Take every line that has the string "this" and copy it out.
--- start of Data shown ---
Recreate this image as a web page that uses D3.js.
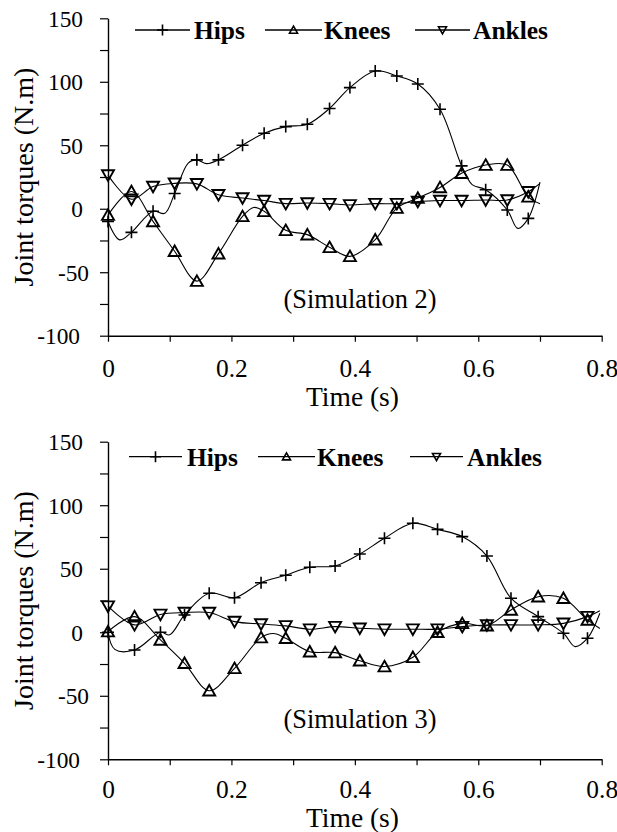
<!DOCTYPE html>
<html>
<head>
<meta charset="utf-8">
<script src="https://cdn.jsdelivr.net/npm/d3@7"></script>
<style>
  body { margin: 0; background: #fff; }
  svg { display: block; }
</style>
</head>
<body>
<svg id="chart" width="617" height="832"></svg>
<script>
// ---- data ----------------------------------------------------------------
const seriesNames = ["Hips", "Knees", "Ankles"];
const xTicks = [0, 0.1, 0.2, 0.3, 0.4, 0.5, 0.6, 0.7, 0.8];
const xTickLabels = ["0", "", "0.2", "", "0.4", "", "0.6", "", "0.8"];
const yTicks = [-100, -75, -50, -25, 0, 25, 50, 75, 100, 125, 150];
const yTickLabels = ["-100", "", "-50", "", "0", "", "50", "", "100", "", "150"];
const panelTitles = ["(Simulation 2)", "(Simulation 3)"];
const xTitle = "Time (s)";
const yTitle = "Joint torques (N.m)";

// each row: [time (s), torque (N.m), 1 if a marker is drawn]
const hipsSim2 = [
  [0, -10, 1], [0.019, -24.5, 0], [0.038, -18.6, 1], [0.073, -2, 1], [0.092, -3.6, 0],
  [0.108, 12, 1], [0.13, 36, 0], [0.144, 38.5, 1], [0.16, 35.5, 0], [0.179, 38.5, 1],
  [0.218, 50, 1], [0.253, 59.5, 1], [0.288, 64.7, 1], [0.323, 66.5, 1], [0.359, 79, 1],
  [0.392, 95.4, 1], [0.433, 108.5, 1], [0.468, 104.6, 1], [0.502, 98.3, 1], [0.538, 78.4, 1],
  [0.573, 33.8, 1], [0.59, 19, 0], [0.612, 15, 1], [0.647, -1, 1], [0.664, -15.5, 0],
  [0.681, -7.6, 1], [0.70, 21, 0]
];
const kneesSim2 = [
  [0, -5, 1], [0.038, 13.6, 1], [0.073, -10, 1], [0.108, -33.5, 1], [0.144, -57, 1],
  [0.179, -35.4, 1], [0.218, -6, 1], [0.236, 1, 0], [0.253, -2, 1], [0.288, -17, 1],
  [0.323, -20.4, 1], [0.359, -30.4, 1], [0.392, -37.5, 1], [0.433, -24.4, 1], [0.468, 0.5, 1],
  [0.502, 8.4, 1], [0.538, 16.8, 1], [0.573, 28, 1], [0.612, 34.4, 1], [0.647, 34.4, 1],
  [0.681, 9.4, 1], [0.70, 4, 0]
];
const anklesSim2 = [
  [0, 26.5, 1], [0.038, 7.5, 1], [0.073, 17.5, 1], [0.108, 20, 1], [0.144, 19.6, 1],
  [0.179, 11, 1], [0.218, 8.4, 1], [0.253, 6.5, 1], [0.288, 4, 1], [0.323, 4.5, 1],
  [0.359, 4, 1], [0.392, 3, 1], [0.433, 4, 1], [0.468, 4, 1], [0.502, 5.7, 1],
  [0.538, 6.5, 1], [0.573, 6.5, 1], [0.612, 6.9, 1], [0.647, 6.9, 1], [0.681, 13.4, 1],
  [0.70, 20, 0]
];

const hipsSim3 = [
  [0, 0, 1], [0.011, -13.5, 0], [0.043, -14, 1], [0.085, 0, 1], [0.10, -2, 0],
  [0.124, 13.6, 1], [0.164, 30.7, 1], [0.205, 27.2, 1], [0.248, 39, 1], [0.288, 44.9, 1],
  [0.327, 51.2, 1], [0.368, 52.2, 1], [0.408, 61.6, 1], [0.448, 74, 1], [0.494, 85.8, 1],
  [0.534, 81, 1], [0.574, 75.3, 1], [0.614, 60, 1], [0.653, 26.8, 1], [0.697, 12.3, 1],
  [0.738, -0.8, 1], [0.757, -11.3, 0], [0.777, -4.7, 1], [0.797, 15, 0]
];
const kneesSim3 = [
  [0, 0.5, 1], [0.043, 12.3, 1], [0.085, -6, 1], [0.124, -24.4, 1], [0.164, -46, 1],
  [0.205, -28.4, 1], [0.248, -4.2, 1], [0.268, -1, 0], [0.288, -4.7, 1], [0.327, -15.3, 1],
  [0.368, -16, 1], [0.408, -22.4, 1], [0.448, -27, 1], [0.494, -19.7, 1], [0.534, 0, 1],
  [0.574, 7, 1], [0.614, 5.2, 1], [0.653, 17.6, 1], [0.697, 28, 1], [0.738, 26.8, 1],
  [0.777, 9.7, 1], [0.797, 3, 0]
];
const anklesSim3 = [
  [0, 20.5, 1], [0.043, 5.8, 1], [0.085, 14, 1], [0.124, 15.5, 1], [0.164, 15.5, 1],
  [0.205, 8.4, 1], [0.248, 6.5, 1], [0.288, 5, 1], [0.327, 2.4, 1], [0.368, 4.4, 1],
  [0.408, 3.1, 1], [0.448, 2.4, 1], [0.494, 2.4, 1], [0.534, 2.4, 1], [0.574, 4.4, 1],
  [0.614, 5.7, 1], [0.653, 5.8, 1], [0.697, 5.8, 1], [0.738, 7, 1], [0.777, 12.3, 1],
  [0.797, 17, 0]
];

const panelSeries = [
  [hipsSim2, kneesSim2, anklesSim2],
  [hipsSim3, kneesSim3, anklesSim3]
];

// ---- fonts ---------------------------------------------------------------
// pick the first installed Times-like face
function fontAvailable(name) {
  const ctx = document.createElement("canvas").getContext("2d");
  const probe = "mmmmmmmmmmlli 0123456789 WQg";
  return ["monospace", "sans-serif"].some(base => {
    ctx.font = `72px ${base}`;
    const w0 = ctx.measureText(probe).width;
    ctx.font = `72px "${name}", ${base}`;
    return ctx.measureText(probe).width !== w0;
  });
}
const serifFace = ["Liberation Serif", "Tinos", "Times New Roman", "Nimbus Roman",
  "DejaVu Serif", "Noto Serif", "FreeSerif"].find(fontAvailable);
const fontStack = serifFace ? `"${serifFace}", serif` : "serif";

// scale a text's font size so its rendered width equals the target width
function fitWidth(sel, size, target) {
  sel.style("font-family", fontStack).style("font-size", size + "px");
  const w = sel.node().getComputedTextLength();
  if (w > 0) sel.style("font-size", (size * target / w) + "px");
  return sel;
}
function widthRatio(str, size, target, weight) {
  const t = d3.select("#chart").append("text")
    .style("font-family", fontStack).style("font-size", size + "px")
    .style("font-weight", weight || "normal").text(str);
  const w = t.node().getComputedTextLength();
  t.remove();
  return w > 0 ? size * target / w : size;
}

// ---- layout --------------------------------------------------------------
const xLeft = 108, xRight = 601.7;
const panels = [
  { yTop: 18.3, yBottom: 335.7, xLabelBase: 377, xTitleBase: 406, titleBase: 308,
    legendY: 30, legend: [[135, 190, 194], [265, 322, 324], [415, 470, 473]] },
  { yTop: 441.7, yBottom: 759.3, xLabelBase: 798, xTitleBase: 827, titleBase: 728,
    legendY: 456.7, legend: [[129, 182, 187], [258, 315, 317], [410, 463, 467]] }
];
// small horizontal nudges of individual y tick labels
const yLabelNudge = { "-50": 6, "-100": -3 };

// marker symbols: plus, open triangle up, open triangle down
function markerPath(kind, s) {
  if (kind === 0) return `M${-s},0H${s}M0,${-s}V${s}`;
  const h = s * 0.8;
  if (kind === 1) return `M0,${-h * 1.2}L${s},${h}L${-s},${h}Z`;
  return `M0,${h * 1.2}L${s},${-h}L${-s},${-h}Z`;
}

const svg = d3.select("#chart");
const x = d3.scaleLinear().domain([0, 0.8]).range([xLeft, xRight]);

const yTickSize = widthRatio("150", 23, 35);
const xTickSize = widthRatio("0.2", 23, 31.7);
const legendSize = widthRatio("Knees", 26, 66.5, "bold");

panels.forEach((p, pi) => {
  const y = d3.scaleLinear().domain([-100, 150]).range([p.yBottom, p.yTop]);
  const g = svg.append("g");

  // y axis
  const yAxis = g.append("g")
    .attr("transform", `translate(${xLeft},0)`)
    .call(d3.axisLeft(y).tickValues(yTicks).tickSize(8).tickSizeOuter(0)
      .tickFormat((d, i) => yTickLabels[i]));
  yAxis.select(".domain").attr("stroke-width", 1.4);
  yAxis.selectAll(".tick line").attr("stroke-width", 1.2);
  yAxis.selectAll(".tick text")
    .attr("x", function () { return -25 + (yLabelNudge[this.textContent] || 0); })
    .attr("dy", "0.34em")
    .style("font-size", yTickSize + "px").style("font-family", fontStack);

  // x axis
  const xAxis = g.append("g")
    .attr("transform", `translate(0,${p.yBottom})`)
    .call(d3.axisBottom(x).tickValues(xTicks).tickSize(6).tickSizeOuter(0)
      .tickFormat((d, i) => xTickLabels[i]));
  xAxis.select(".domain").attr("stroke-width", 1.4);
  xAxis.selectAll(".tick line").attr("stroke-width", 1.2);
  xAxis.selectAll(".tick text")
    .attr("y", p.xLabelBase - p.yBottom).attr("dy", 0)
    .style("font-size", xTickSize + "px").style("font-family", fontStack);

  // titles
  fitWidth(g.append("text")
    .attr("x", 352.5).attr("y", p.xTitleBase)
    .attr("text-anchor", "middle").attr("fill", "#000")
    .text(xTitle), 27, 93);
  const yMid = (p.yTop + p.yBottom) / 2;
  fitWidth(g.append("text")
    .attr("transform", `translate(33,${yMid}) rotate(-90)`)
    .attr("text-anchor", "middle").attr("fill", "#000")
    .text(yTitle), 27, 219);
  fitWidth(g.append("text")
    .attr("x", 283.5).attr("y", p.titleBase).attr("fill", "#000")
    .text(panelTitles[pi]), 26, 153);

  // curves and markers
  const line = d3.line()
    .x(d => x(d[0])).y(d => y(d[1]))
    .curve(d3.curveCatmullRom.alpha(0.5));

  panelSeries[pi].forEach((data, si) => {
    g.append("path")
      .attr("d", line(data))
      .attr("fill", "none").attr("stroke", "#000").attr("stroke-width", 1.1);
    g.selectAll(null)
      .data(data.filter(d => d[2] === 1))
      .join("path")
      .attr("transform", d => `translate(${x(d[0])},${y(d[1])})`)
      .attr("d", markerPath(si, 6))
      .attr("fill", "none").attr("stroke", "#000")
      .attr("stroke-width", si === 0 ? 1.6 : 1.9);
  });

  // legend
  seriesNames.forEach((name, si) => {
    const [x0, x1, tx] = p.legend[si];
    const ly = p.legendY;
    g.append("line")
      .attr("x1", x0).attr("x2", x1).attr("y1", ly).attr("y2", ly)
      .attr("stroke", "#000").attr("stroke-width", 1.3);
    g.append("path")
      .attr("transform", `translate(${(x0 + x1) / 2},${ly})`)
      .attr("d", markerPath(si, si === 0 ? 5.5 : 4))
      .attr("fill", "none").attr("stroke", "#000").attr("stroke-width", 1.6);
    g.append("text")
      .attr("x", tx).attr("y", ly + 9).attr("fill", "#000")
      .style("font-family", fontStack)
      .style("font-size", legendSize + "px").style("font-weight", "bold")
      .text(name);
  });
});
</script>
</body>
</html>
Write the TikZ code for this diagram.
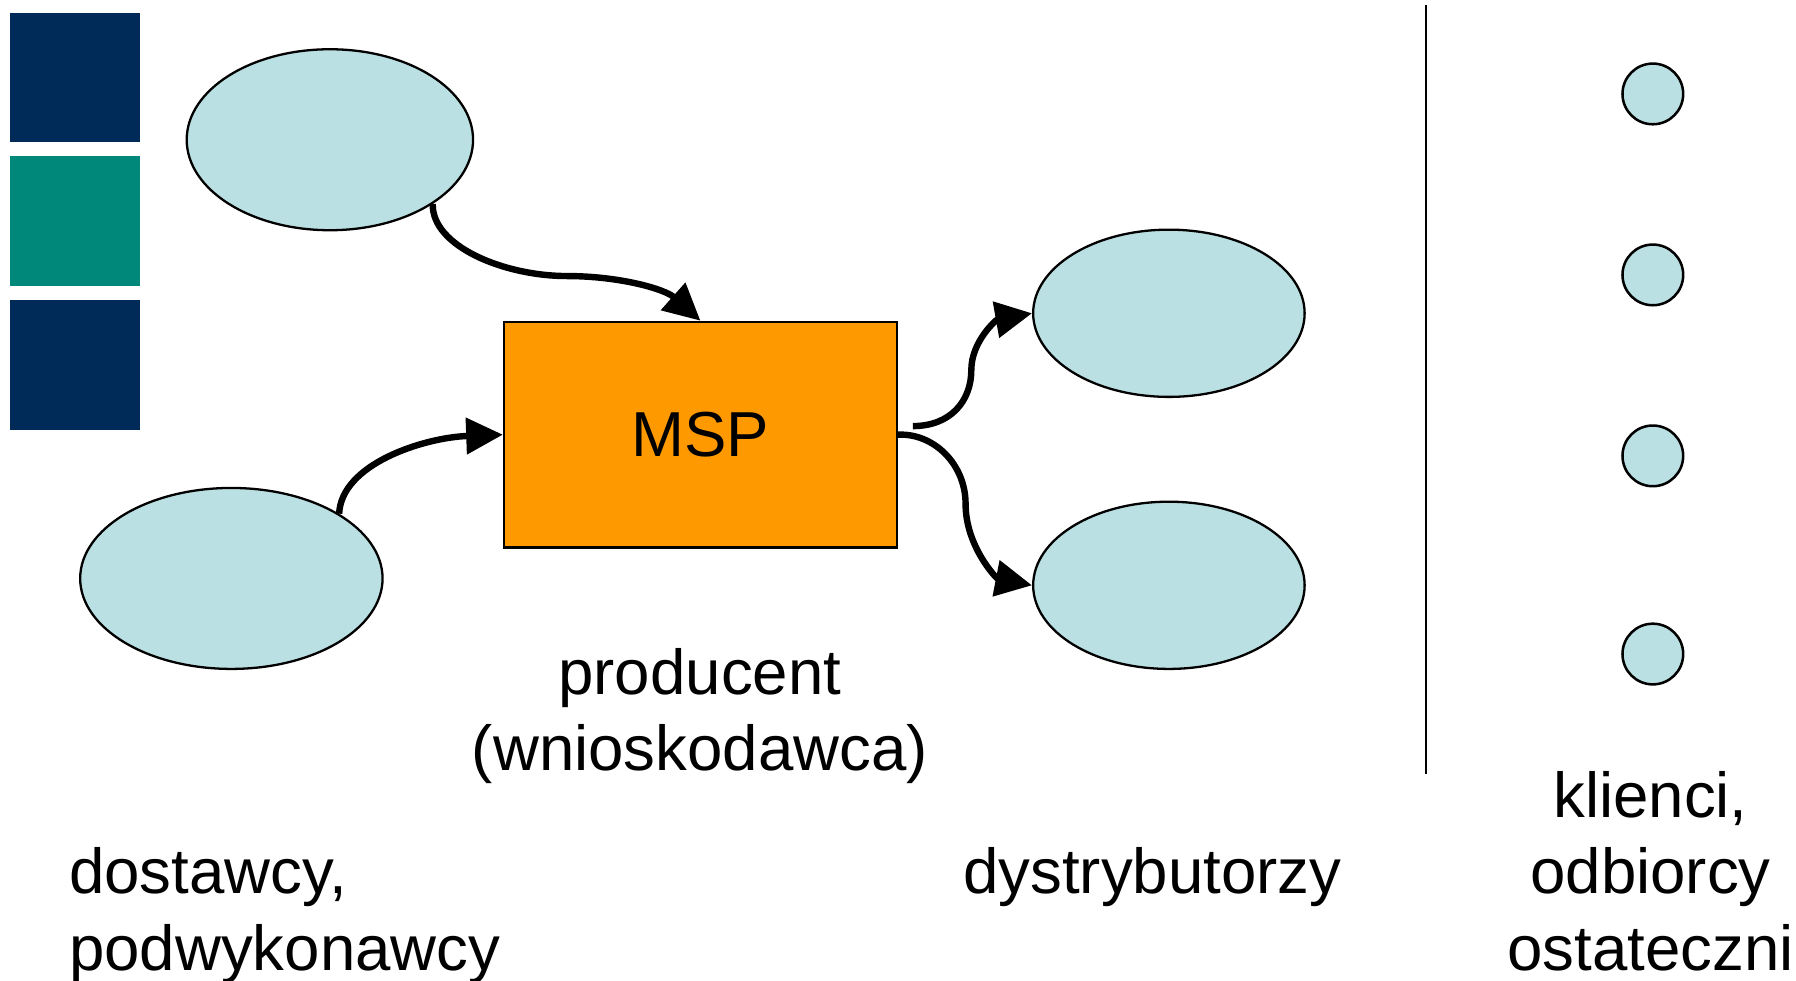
--- end of Data shown ---
- _Expected answer_:
Recreate this image as a web page that uses D3.js.
    .attr("x", function () { return -25 + (yLabelNudge[this.textContent] || 0); })
Write the TikZ code for this diagram.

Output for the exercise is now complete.